OBJECTIVE: Starting at the first line of the listing below, repeat each line up to and including the one containing "-0.859], [104, -1.0]];". Leave out pictures.

DATA EXTRACT:
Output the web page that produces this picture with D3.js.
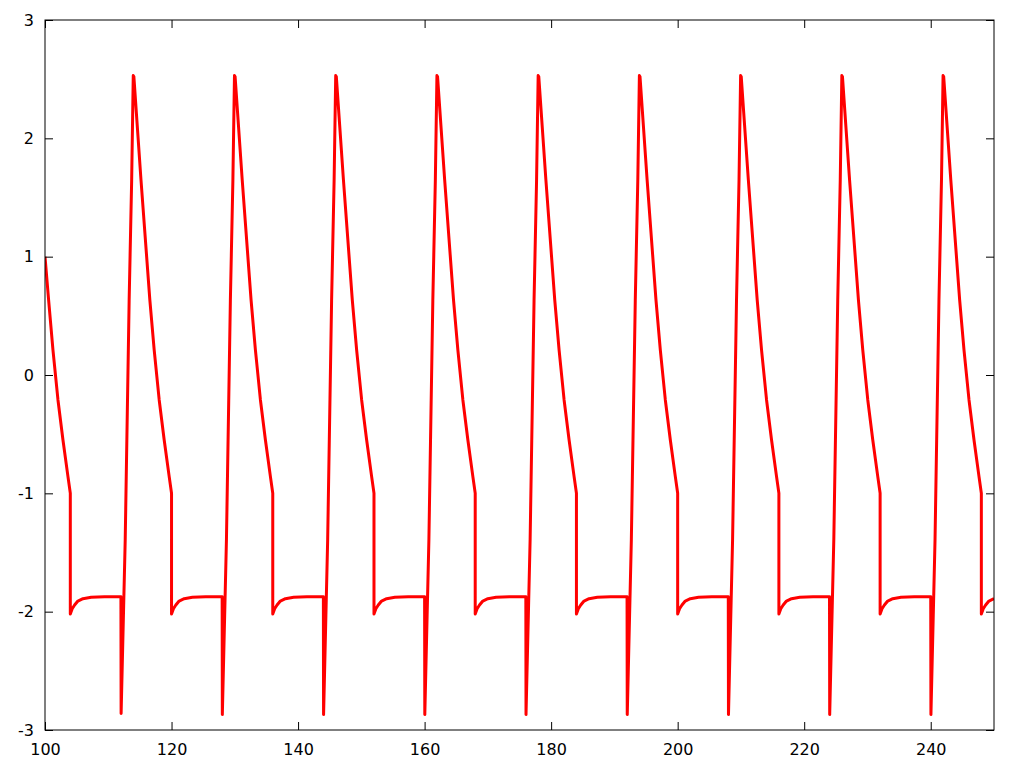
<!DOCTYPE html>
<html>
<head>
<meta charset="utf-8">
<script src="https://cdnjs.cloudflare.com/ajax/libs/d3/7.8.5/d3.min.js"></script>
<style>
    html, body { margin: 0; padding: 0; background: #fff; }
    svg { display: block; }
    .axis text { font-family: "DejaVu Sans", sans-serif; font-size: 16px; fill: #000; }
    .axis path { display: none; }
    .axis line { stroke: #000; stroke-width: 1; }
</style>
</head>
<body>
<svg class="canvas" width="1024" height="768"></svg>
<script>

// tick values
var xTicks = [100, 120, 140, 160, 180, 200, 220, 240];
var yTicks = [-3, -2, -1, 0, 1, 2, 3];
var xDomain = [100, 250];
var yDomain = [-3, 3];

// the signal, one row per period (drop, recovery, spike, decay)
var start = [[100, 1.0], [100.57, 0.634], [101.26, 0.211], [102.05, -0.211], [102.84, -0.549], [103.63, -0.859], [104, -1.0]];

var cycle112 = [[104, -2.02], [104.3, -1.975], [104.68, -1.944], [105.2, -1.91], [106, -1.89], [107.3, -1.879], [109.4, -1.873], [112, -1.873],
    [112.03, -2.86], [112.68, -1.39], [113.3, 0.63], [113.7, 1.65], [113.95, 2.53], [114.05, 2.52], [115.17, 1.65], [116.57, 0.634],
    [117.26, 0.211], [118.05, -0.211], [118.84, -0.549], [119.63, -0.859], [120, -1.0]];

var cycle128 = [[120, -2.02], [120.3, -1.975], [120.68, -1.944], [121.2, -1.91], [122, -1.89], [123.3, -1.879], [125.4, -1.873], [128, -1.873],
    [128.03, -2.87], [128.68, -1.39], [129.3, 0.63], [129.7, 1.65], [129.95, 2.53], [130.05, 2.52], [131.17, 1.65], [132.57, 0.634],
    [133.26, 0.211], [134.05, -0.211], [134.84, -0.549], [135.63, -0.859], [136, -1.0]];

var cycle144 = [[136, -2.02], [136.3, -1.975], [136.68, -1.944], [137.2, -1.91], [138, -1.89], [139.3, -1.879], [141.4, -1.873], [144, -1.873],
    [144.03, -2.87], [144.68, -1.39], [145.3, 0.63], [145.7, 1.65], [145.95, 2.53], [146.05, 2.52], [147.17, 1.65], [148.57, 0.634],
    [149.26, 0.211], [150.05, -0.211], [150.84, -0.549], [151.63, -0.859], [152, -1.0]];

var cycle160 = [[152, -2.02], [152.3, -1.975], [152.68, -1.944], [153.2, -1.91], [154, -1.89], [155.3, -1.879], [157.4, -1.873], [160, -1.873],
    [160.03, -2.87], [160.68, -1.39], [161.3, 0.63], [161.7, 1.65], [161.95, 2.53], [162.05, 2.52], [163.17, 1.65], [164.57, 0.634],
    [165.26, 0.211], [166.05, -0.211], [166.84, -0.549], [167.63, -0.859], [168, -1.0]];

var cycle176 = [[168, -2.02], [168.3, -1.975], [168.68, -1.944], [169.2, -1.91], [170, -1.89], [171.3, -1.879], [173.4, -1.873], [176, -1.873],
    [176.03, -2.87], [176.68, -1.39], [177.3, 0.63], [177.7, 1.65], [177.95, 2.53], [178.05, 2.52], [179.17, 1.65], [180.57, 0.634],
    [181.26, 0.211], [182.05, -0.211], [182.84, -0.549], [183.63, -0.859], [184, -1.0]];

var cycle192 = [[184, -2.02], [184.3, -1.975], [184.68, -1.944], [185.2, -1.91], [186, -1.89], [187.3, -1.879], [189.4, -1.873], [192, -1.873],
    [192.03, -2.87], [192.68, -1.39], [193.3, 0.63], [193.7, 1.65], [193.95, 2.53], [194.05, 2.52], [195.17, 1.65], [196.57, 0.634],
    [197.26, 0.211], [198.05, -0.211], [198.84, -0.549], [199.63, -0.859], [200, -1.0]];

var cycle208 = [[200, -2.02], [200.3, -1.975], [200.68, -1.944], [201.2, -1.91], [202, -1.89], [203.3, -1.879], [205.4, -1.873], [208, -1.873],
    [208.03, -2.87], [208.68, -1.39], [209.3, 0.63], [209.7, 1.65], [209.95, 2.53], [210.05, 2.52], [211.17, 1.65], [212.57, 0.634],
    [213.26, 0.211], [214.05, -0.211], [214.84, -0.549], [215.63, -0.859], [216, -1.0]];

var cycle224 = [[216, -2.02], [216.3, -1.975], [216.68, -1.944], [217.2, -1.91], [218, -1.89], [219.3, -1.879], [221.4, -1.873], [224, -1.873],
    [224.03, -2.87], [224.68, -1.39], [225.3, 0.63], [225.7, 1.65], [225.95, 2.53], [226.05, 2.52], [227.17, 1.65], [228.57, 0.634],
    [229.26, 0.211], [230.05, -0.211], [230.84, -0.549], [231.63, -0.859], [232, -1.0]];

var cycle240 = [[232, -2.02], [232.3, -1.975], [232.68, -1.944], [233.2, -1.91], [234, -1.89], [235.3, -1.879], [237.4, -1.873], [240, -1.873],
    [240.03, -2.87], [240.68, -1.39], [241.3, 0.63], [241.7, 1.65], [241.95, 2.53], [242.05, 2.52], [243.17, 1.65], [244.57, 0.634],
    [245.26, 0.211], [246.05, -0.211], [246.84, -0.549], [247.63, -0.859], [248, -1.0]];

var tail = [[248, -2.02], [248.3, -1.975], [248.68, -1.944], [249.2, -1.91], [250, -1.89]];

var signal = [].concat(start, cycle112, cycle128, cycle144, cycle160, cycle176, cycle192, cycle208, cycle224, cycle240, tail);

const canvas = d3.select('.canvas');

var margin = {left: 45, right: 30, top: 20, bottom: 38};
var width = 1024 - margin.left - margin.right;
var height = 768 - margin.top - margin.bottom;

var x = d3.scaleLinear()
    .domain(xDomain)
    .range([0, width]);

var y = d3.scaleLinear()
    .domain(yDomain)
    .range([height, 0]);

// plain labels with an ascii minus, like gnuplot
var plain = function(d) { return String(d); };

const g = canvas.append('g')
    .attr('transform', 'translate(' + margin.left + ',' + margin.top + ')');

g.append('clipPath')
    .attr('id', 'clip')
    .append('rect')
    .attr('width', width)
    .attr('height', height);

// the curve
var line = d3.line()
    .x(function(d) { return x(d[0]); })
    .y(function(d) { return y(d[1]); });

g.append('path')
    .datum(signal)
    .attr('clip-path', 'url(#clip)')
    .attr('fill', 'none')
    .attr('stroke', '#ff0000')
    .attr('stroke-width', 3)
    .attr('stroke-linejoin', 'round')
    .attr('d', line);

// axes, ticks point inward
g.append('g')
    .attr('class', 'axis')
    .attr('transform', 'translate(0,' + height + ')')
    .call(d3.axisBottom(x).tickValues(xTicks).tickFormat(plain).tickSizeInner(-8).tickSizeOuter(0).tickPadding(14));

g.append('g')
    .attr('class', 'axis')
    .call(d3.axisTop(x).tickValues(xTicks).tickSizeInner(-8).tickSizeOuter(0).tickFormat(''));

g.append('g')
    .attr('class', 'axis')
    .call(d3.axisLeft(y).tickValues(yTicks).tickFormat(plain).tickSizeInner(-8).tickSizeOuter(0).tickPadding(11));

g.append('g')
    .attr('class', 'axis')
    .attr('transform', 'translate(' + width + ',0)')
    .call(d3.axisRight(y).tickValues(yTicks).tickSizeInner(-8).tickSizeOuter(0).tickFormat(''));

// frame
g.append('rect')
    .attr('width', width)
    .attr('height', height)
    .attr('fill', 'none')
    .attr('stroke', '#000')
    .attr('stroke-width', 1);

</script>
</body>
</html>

IN RESPONSE:
Output the web page that produces this picture with D3.js.
<!DOCTYPE html>
<html>
<head>
<meta charset="utf-8">
<script src="https://cdnjs.cloudflare.com/ajax/libs/d3/7.8.5/d3.min.js"></script>
<style>
    html, body { margin: 0; padding: 0; background: #fff; }
    svg { display: block; }
    .axis text { font-family: "DejaVu Sans", sans-serif; font-size: 16px; fill: #000; }
    .axis path { display: none; }
    .axis line { stroke: #000; stroke-width: 1; }
</style>
</head>
<body>
<svg class="canvas" width="1024" height="768"></svg>
<script>

// tick values
var xTicks = [100, 120, 140, 160, 180, 200, 220, 240];
var yTicks = [-3, -2, -1, 0, 1, 2, 3];
var xDomain = [100, 250];
var yDomain = [-3, 3];

// the signal, one row per period (drop, recovery, spike, decay)
var start = [[100, 1.0], [100.57, 0.634], [101.26, 0.211], [102.05, -0.211], [102.84, -0.549], [103.63, -0.859], [104, -1.0]];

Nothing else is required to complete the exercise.